Brett Anderson, cantante y alma máter de Suede, recuerda en el prólogo de su reciente autobiografía que "los dos últimos álbumes que he grabado han tenido mucho que ver con la familia y la sensación de linaje que la paternidad le imprime a uno". Linaje y madurez, dos conceptos sobre los que gira "The Blue Hour", el último disco de los británicos, con el que cierran la trilogía de su segunda época, tras publicar "Bloodsports" (2013) y "Night thoughts" (2016). Se trata de un álbum nocturno, con una narrativa cercana a lo operístico y un sonido muy alejado de la vitalidad "britpopera" de "Coming up" (1997) y coetáneos parecidos. Olvidémonos de hits comerciales y estribillos pegadizos para cantar en karaokes. Ya no perseguimos dragones. Los años pasan y esa palabra (madurez) se ha instalado definitivamente en el discurso musical de la banda de manera responsable y, por qué no, solemne en su elaboración.
"The Blue Hour" es un disco que se desenvuelve en la primera escucha con untuosidad pero que conviene repasar posteriormente para apreciar mejor las atmósferas luminosas que desprende esa aparente oscuridad inicial. Por otro lado, sin ser un álbum conceptual per se, la idea general sí que se asemeja al concepto de crear, no tanto un álbum repleto de singles sino un "todo", como una composición de pop orquestal, con diferentes movimientos perfectamente unidos. Por eso no es un disco hecho para reproducir sus canciones aleatoriamente en playlists. Quizás lo más aproximado a la idea de single convencional lo encontramos en "Don’t be afraid if nobody loves you", uno de los temas que más engancha y que, por esa razón, fue uno de los adelantos que pudimos oír el pasado verano. Pero no nos equivoquemos, estamos más cerca de la banda sonora de un musical que de un álbum de pop convencional.

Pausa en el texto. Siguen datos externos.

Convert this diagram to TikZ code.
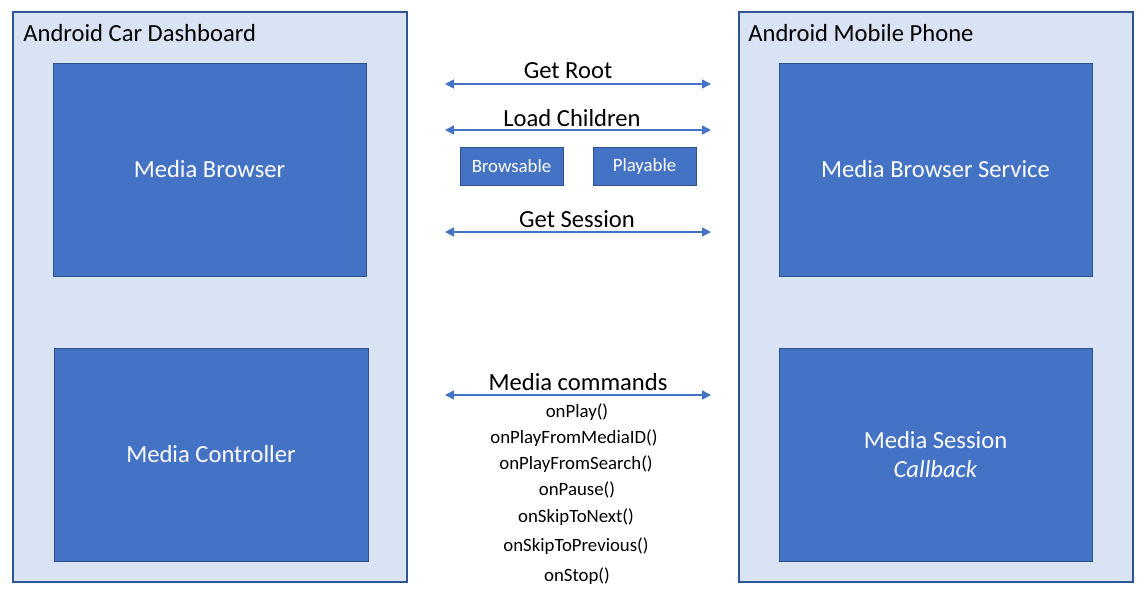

Por eso, cuando termina el primer tema, "As One", dan ganas de levantarse y aplaudir. Parece la introducción del primer acto de la representación de una ópera de marcados tintes góticos. Los arreglos orquestales de la Orquesta Filarmónica de Praga, sobe todo sus coros, intensifican ese toque épico e intimista a partes iguales, apoyados por el dramatismo interpretativo de Brett Anderson, los teclados de Neil Codling, las guitarras ochenteras de Richard Oakes y el ritmo contenido del bajo de batería contenida de Simon Gilbert. Este estilo confesional al borde al acantilado queda plasmado en "Roadkill", donde Anderson saca su tono de voz más grave en una especie de speech a lo Morrison en "An American Prayer", pero más ambiental y cubierto por texturas de cuerdas. También hay temas muy reconocibles de unos Suede con la piel más curtida, como "Wastelands" o "Life is golden" y otros donde, sin perder la contención de este recital cuasi operístico, nos ofrecen un momento de calma, como sucede en "All the wild places".
El trabajo en la producción del aclamado Alan Moulder (dejando en el banquillo al habitual Ed Buller) le da el toque ligeramente aéreo que permite pasar de canción en canción sin apenas un atisbo de pausa. Por último, los temas que cierran este trabajo, "The invisibles" y "Flytipping", alejará definitivamente a los nostálgicos de aquellos Suede de los 90 (a excepción del Dog man star del 94), sobre todo en la última canción, en la que saben administrar sus fuerzas dentro de una progresión in crecendo con toda la orquesta elevando la criatura hacia los cielos. Los británicos han conseguido un trabajo exuberante con el que pueden defender con orgullo su linaje pero que les puede alejar de los (fútiles) cánones actuales sobre cómo se debe escuchar un disco.